EXERCISE PROMPT: Comb the records below for the string "this" and copy each line where it turns up.

[start RECORDS FOR THE TASK]

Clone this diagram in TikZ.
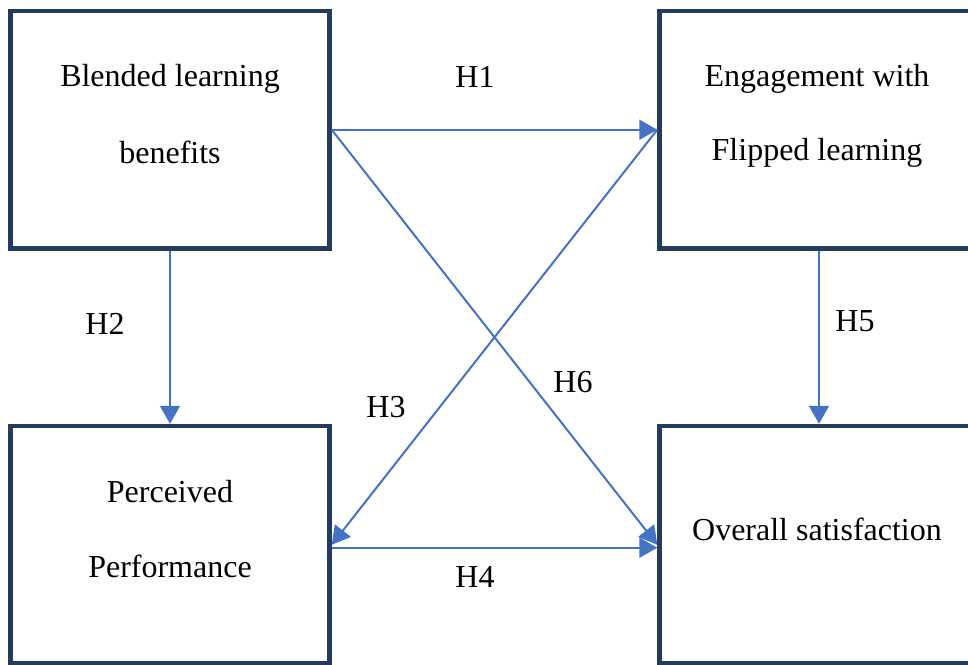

[end RECORDS FOR THE TASK]
[start RECORDS FOR THE TASK]

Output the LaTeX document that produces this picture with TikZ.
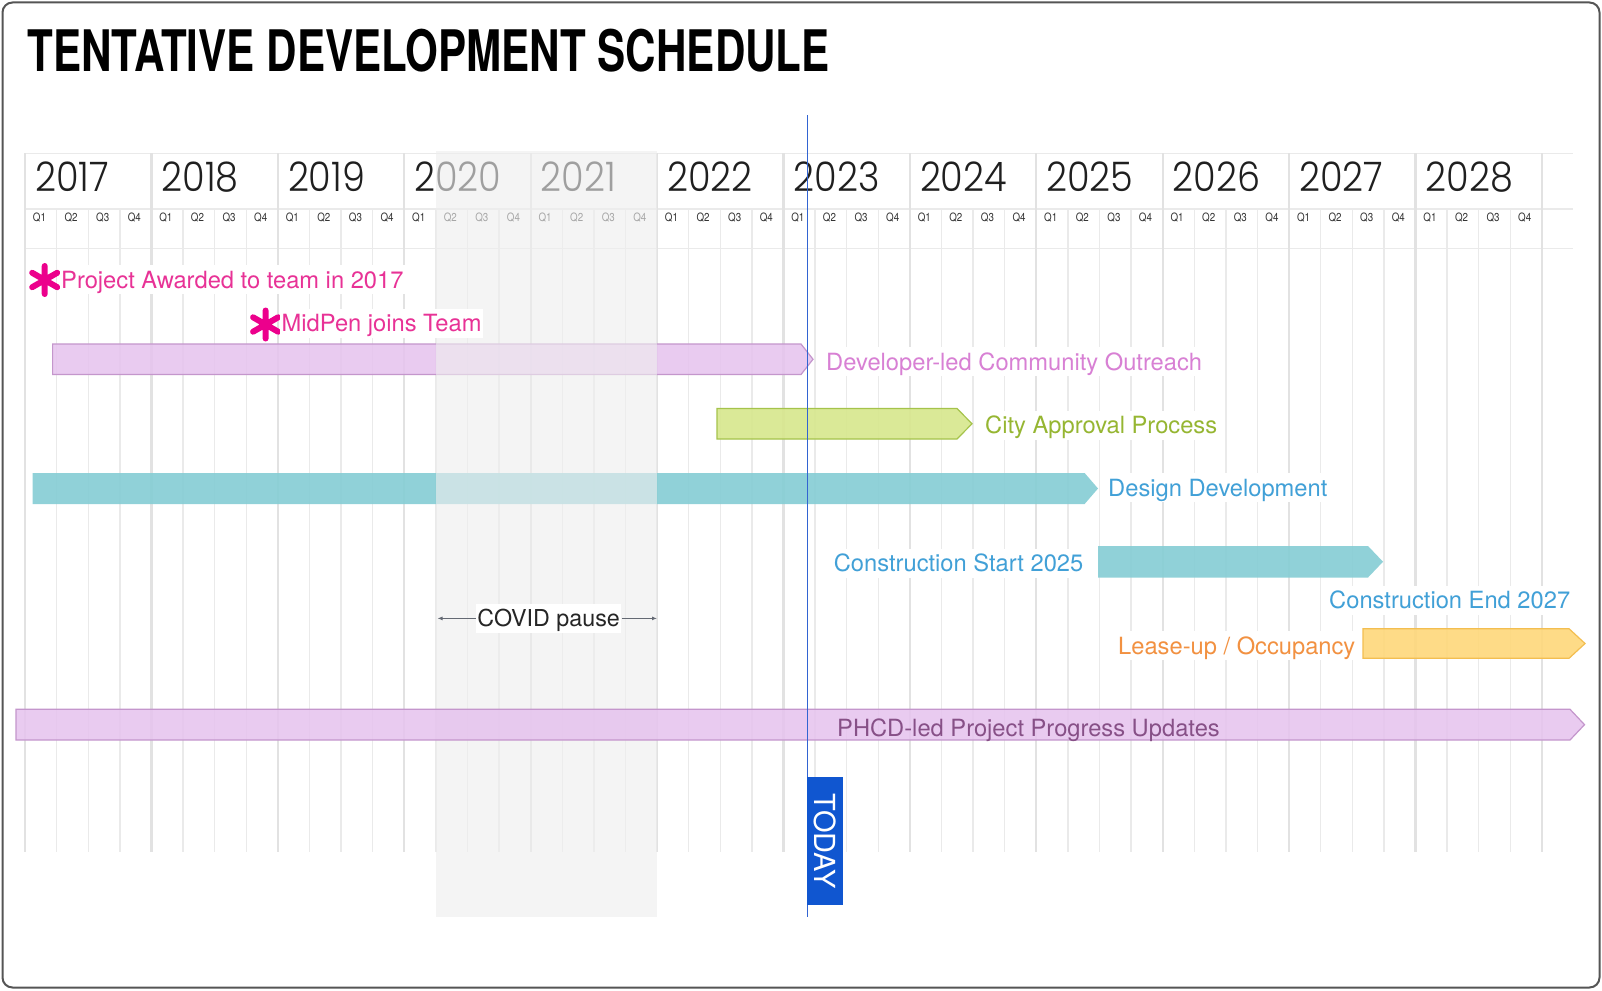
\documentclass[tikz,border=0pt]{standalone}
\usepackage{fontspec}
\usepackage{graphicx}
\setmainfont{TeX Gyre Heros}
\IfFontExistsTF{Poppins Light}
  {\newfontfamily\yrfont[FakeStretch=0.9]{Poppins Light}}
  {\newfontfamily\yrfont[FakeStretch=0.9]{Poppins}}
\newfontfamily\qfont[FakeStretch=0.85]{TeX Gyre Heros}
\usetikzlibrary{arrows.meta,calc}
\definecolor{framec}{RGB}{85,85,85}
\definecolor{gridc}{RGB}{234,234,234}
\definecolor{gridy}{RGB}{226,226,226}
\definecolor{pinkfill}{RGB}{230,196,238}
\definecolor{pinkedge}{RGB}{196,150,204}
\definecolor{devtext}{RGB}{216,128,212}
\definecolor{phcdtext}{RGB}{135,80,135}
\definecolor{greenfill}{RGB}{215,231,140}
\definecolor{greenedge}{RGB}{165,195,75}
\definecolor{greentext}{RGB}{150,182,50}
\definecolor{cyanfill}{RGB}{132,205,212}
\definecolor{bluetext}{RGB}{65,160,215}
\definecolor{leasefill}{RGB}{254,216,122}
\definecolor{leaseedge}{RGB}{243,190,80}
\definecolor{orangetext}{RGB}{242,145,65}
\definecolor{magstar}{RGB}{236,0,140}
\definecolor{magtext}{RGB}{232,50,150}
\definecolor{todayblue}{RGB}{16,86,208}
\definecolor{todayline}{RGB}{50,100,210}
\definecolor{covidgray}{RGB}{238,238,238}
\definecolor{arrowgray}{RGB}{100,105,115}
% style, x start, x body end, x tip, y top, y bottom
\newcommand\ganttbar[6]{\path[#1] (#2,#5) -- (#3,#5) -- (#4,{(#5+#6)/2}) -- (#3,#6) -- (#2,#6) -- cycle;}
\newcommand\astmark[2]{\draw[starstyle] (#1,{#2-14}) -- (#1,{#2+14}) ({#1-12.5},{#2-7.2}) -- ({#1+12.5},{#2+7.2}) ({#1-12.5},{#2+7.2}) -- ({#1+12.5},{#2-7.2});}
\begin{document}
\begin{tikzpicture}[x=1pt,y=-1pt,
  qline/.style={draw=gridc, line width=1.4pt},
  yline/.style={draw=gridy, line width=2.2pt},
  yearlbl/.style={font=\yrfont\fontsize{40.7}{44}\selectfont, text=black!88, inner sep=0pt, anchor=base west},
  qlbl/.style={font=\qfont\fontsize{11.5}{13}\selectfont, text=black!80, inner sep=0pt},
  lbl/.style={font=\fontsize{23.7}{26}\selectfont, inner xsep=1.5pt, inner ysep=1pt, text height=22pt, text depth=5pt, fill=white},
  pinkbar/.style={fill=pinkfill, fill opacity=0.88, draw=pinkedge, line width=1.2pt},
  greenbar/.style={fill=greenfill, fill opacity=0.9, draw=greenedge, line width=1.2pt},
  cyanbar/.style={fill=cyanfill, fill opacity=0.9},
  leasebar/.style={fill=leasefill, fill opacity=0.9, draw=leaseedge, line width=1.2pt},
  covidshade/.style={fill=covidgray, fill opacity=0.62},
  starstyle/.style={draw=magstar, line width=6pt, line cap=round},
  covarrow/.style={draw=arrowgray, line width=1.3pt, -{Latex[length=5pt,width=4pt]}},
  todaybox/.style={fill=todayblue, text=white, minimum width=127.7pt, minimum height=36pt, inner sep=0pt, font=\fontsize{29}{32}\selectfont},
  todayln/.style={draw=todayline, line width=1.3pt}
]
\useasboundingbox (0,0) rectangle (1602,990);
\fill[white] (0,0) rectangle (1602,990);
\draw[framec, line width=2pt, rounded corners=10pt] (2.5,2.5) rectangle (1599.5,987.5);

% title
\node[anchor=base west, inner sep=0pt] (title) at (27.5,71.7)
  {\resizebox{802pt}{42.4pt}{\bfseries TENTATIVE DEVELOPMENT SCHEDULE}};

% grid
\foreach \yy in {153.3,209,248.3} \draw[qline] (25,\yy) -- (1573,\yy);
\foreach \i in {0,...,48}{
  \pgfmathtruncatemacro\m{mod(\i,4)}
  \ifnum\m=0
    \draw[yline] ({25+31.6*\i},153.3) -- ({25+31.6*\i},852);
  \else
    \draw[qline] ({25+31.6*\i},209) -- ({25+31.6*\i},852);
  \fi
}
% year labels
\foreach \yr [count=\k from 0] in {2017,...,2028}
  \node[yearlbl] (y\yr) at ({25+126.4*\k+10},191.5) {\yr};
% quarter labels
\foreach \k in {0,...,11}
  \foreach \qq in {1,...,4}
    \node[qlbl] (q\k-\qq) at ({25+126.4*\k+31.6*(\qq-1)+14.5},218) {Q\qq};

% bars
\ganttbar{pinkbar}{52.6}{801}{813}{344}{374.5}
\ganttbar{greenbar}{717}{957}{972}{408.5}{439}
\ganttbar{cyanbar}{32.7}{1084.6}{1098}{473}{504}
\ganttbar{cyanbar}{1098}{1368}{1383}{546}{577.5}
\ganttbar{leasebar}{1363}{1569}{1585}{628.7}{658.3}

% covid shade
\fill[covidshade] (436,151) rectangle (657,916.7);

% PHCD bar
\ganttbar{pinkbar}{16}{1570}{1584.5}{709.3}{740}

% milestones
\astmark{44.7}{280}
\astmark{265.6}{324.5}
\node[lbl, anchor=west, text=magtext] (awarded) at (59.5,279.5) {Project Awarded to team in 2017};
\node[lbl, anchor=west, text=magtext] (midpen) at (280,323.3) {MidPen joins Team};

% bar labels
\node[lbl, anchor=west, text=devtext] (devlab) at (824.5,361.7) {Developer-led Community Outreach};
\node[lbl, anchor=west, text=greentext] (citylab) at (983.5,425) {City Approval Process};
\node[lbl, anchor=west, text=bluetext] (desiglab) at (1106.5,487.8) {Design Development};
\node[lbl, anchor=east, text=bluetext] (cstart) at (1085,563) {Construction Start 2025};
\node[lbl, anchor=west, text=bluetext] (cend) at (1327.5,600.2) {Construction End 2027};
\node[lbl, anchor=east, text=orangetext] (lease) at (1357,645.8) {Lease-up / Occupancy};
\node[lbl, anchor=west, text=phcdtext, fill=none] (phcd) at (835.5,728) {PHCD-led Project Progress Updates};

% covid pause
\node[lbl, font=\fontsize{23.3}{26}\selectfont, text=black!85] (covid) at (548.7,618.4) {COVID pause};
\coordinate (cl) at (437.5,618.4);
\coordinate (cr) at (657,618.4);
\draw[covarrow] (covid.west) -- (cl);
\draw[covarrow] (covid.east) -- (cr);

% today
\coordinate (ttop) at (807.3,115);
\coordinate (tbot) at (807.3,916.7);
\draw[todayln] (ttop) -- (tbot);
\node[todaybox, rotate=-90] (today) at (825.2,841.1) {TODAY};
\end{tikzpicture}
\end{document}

[end RECORDS FOR THE TASK]

TASK OUTPUT:
Clone this diagram in TikZ.
Output the LaTeX document that produces this picture with TikZ.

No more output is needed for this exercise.